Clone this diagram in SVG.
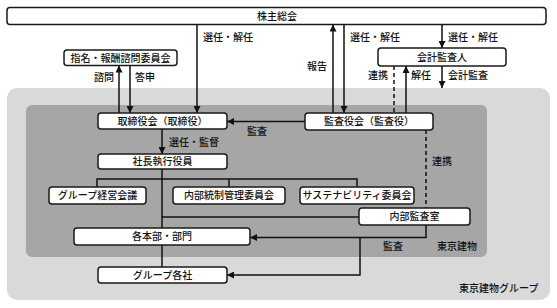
<svg xmlns="http://www.w3.org/2000/svg" width="557" height="308" viewBox="0 0 557 308">
<defs>
<marker id="ah" viewBox="0 0 7 7" refX="7" refY="3.5" markerWidth="7" markerHeight="7" markerUnits="userSpaceOnUse" orient="auto">
<path d="M0,0 L7,3.5 L0,7 z" fill="#111"/>
</marker>
<style>
.box{fill:#fff;stroke:#1a1a1a;stroke-width:1.5}
.t{font-family:"Noto Sans CJK JP","Noto Sans",sans-serif;font-size:10px;font-weight:500;fill:#111}
.m{text-anchor:middle}
.e{text-anchor:end}
.ln{fill:none;stroke:#111;stroke-width:1.5}
.dash{fill:none;stroke:#111;stroke-width:1.5;stroke-dasharray:4 3}
.arr{marker-end:url(#ah)}
</style>
</defs>
<g id="background">
<rect x="7" y="88" width="543" height="212" rx="10" fill="#d9d9d9"/>
<rect x="26" y="105" width="461" height="152" rx="6" fill="#a6a6a6"/>
</g>
<g id="connectors">
<line class="ln arr" x1="197" y1="24.5" x2="197" y2="113"/>
<line class="ln arr" x1="119" y1="113" x2="119" y2="65.5"/>
<line class="ln arr" x1="130" y1="65.5" x2="130" y2="113"/>
<line class="ln arr" x1="333" y1="113" x2="333" y2="24.5"/>
<line class="ln arr" x1="344" y1="24.5" x2="344" y2="113"/>
<line class="ln arr" x1="442" y1="24.5" x2="442" y2="48"/>
<line class="dash" x1="394" y1="66" x2="394" y2="113"/>
<line class="ln arr" x1="406" y1="113" x2="406" y2="66"/>
<line class="ln arr" x1="442" y1="66" x2="442" y2="88"/>
<line class="ln arr" x1="305" y1="121.5" x2="227" y2="121.5"/>
<line class="ln arr" x1="162" y1="129" x2="162" y2="154"/>
<line class="ln" x1="162" y1="169" x2="162" y2="267"/>
<polyline class="ln" points="97,187 97,179 357,179 357,187"/>
<line class="ln" x1="229" y1="179" x2="229" y2="187"/>
<line class="ln" x1="162" y1="217" x2="359" y2="217"/>
<line class="dash" x1="426" y1="130" x2="426" y2="208"/>
<polyline class="ln arr" points="426,225 426,237.5 250,237.5"/>
<polyline class="ln arr" points="360,237.5 360,275 227,275"/>
</g>
<g id="labels">
<text class="t" x="203" y="41">選任・解任</text>
<text class="t e" x="114" y="81">諮問</text>
<text class="t" x="135" y="81">答申</text>
<text class="t e" x="327" y="70">報告</text>
<text class="t" x="350" y="41">選任・解任</text>
<text class="t" x="448" y="41">選任・解任</text>
<text class="t e" x="388" y="79">連携</text>
<text class="t" x="411" y="79">解任</text>
<text class="t" x="448" y="79">会計監査</text>
<text class="t" x="247" y="135">監査</text>
<text class="t" x="169" y="146">選任・監督</text>
<text class="t" x="432" y="165">連携</text>
<text class="t" x="383" y="250">監査</text>
<text class="t" x="437" y="250">東京建物</text>
<text class="t" x="459" y="292">東京建物グループ</text>
</g>
<g id="n-kabunushi"><rect class="box" x="7" y="7.5" width="539" height="17" rx="3"/><text class="t m" x="277" y="19.8">株主総会</text></g>
<g id="n-shimei"><rect class="box" x="64" y="50" width="113" height="15.5" rx="3"/><text class="t m" x="120.5" y="61.5">指名・報酬諮問委員会</text></g>
<g id="n-kaikei"><rect class="box" x="378" y="48" width="128" height="18" rx="3"/><text class="t m" x="442" y="60.8">会計監査人</text></g>
<g id="n-torishimari"><rect class="box" x="98" y="113" width="129" height="16" rx="3"/><text class="t m" x="162.5" y="124.8">取締役会（取締役）</text></g>
<g id="n-kansayaku"><rect class="box" x="305" y="113" width="128" height="17" rx="3"/><text class="t m" x="369" y="125.3">監査役会（監査役）</text></g>
<g id="n-shacho"><rect class="box" x="98" y="154" width="129" height="15" rx="3"/><text class="t m" x="162.5" y="165.3">社長執行役員</text></g>
<g id="n-keiei"><rect class="box" x="49" y="187" width="97" height="17" rx="3"/><text class="t m" x="97.5" y="199.3">グループ経営会議</text></g>
<g id="n-naibutosei"><rect class="box" x="173" y="187" width="112" height="17" rx="3"/><text class="t m" x="229" y="199.3">内部統制管理委員会</text></g>
<g id="n-sustain"><rect class="box" x="300" y="187" width="114" height="17" rx="3"/><text class="t m" x="357" y="199.3">サステナビリティ委員会</text></g>
<g id="n-naibukansa"><rect class="box" x="359" y="208" width="111" height="17" rx="3"/><text class="t m" x="414.5" y="220.3">内部監査室</text></g>
<g id="n-honbu"><rect class="box" x="74" y="228" width="176" height="17" rx="3"/><text class="t m" x="162" y="240.3">各本部・部門</text></g>
<g id="n-group"><rect class="box" x="98" y="267" width="129" height="16" rx="3"/><text class="t m" x="162.5" y="278.8">グループ各社</text></g>
</svg>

### REQUIRED TASK
Without the pictures, print the whole listing exactly as given.

### WRITTEN RESPONSE
Clone this diagram in SVG.
<svg xmlns="http://www.w3.org/2000/svg" width="557" height="308" viewBox="0 0 557 308">
<defs>
<marker id="ah" viewBox="0 0 7 7" refX="7" refY="3.5" markerWidth="7" markerHeight="7" markerUnits="userSpaceOnUse" orient="auto">
<path d="M0,0 L7,3.5 L0,7 z" fill="#111"/>
</marker>
<style>
.box{fill:#fff;stroke:#1a1a1a;stroke-width:1.5}
.t{font-family:"Noto Sans CJK JP","Noto Sans",sans-serif;font-size:10px;font-weight:500;fill:#111}
.m{text-anchor:middle}
.e{text-anchor:end}
.ln{fill:none;stroke:#111;stroke-width:1.5}
.dash{fill:none;stroke:#111;stroke-width:1.5;stroke-dasharray:4 3}
.arr{marker-end:url(#ah)}
</style>
</defs>
<g id="background">
<rect x="7" y="88" width="543" height="212" rx="10" fill="#d9d9d9"/>
<rect x="26" y="105" width="461" height="152" rx="6" fill="#a6a6a6"/>
</g>
<g id="connectors">
<line class="ln arr" x1="197" y1="24.5" x2="197" y2="113"/>
<line class="ln arr" x1="119" y1="113" x2="119" y2="65.5"/>
<line class="ln arr" x1="130" y1="65.5" x2="130" y2="113"/>
<line class="ln arr" x1="333" y1="113" x2="333" y2="24.5"/>
<line class="ln arr" x1="344" y1="24.5" x2="344" y2="113"/>
<line class="ln arr" x1="442" y1="24.5" x2="442" y2="48"/>
<line class="dash" x1="394" y1="66" x2="394" y2="113"/>
<line class="ln arr" x1="406" y1="113" x2="406" y2="66"/>
<line class="ln arr" x1="442" y1="66" x2="442" y2="88"/>
<line class="ln arr" x1="305" y1="121.5" x2="227" y2="121.5"/>
<line class="ln arr" x1="162" y1="129" x2="162" y2="154"/>
<line class="ln" x1="162" y1="169" x2="162" y2="267"/>
<polyline class="ln" points="97,187 97,179 357,179 357,187"/>
<line class="ln" x1="229" y1="179" x2="229" y2="187"/>
<line class="ln" x1="162" y1="217" x2="359" y2="217"/>
<line class="dash" x1="426" y1="130" x2="426" y2="208"/>
<polyline class="ln arr" points="426,225 426,237.5 250,237.5"/>
<polyline class="ln arr" points="360,237.5 360,275 227,275"/>
</g>
<g id="labels">
<text class="t" x="203" y="41">選任・解任</text>
<text class="t e" x="114" y="81">諮問</text>
<text class="t" x="135" y="81">答申</text>
<text class="t e" x="327" y="70">報告</text>
<text class="t" x="350" y="41">選任・解任</text>
<text class="t" x="448" y="41">選任・解任</text>
<text class="t e" x="388" y="79">連携</text>
<text class="t" x="411" y="79">解任</text>
<text class="t" x="448" y="79">会計監査</text>
<text class="t" x="247" y="135">監査</text>
<text class="t" x="169" y="146">選任・監督</text>
<text class="t" x="432" y="165">連携</text>
<text class="t" x="383" y="250">監査</text>
<text class="t" x="437" y="250">東京建物</text>
<text class="t" x="459" y="292">東京建物グループ</text>
</g>
<g id="n-kabunushi"><rect class="box" x="7" y="7.5" width="539" height="17" rx="3"/><text class="t m" x="277" y="19.8">株主総会</text></g>
<g id="n-shimei"><rect class="box" x="64" y="50" width="113" height="15.5" rx="3"/><text class="t m" x="120.5" y="61.5">指名・報酬諮問委員会</text></g>
<g id="n-kaikei"><rect class="box" x="378" y="48" width="128" height="18" rx="3"/><text class="t m" x="442" y="60.8">会計監査人</text></g>
<g id="n-torishimari"><rect class="box" x="98" y="113" width="129" height="16" rx="3"/><text class="t m" x="162.5" y="124.8">取締役会（取締役）</text></g>
<g id="n-kansayaku"><rect class="box" x="305" y="113" width="128" height="17" rx="3"/><text class="t m" x="369" y="125.3">監査役会（監査役）</text></g>
<g id="n-shacho"><rect class="box" x="98" y="154" width="129" height="15" rx="3"/><text class="t m" x="162.5" y="165.3">社長執行役員</text></g>
<g id="n-keiei"><rect class="box" x="49" y="187" width="97" height="17" rx="3"/><text class="t m" x="97.5" y="199.3">グループ経営会議</text></g>
<g id="n-naibutosei"><rect class="box" x="173" y="187" width="112" height="17" rx="3"/><text class="t m" x="229" y="199.3">内部統制管理委員会</text></g>
<g id="n-sustain"><rect class="box" x="300" y="187" width="114" height="17" rx="3"/><text class="t m" x="357" y="199.3">サステナビリティ委員会</text></g>
<g id="n-naibukansa"><rect class="box" x="359" y="208" width="111" height="17" rx="3"/><text class="t m" x="414.5" y="220.3">内部監査室</text></g>
<g id="n-honbu"><rect class="box" x="74" y="228" width="176" height="17" rx="3"/><text class="t m" x="162" y="240.3">各本部・部門</text></g>
<g id="n-group"><rect class="box" x="98" y="267" width="129" height="16" rx="3"/><text class="t m" x="162.5" y="278.8">グループ各社</text></g>
</svg>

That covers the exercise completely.